Objective –
Extract each line holding the word "chart" from the entries.

Data –

────────────────────

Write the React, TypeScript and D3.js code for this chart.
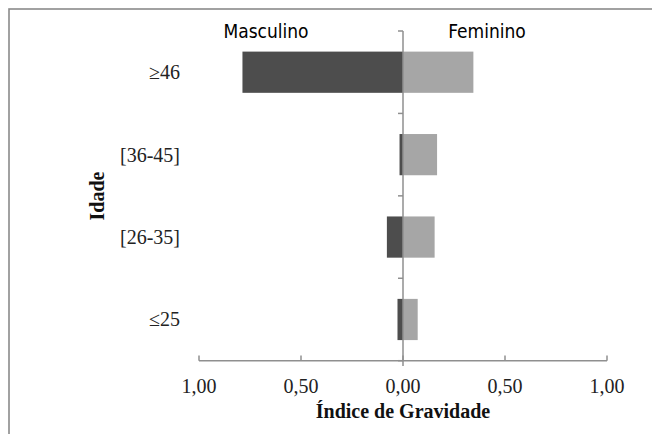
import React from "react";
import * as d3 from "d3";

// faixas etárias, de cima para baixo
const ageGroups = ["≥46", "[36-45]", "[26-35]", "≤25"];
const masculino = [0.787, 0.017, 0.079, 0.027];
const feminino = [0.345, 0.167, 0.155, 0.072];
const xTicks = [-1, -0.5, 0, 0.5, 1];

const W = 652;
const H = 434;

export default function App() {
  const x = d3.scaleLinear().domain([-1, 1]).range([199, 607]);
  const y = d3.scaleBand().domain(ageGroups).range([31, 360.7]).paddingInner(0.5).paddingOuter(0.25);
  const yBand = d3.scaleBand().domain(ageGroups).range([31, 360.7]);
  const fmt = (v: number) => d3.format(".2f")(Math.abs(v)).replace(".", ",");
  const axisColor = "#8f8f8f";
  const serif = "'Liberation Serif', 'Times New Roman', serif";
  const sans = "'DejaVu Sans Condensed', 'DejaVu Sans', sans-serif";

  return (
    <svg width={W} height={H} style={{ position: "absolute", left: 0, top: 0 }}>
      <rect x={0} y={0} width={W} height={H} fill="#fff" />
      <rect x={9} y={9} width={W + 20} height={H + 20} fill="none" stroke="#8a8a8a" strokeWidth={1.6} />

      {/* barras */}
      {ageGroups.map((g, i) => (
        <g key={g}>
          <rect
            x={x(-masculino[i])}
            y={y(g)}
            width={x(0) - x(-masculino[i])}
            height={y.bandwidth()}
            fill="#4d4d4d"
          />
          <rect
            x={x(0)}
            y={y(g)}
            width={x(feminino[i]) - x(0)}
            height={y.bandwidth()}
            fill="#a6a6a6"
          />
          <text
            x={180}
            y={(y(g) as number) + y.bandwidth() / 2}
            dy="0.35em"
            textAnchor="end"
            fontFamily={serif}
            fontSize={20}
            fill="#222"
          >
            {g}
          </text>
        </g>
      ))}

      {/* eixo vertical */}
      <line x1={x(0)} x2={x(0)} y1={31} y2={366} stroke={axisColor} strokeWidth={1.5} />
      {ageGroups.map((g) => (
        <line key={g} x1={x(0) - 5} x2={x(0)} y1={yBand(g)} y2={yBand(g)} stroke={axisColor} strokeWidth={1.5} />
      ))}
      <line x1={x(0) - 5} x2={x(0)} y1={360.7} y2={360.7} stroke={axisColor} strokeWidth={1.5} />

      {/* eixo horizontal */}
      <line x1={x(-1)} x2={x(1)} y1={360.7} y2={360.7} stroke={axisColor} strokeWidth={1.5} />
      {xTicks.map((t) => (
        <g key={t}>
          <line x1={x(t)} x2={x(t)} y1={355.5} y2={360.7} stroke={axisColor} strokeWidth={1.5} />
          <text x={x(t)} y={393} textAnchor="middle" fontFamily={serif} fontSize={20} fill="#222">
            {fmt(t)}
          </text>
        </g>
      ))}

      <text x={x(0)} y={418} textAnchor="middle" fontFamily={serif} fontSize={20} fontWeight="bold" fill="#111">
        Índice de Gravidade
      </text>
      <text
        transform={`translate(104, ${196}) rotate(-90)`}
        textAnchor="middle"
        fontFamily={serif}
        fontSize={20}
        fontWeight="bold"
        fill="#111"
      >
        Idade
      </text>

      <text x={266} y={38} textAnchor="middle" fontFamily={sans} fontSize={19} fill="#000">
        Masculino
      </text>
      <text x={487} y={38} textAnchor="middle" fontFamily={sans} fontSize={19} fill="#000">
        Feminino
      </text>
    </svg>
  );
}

────────────────────

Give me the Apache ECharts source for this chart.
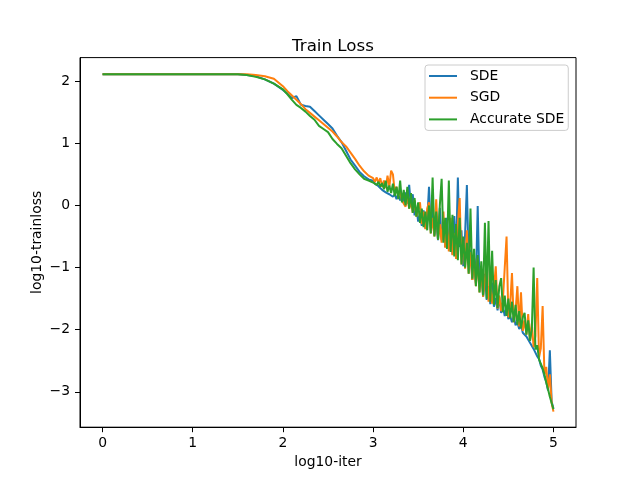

────────────────────

Solved problem –
Write the React, TypeScript and D3.js code for this chart.
Give me the Apache ECharts source for this chart.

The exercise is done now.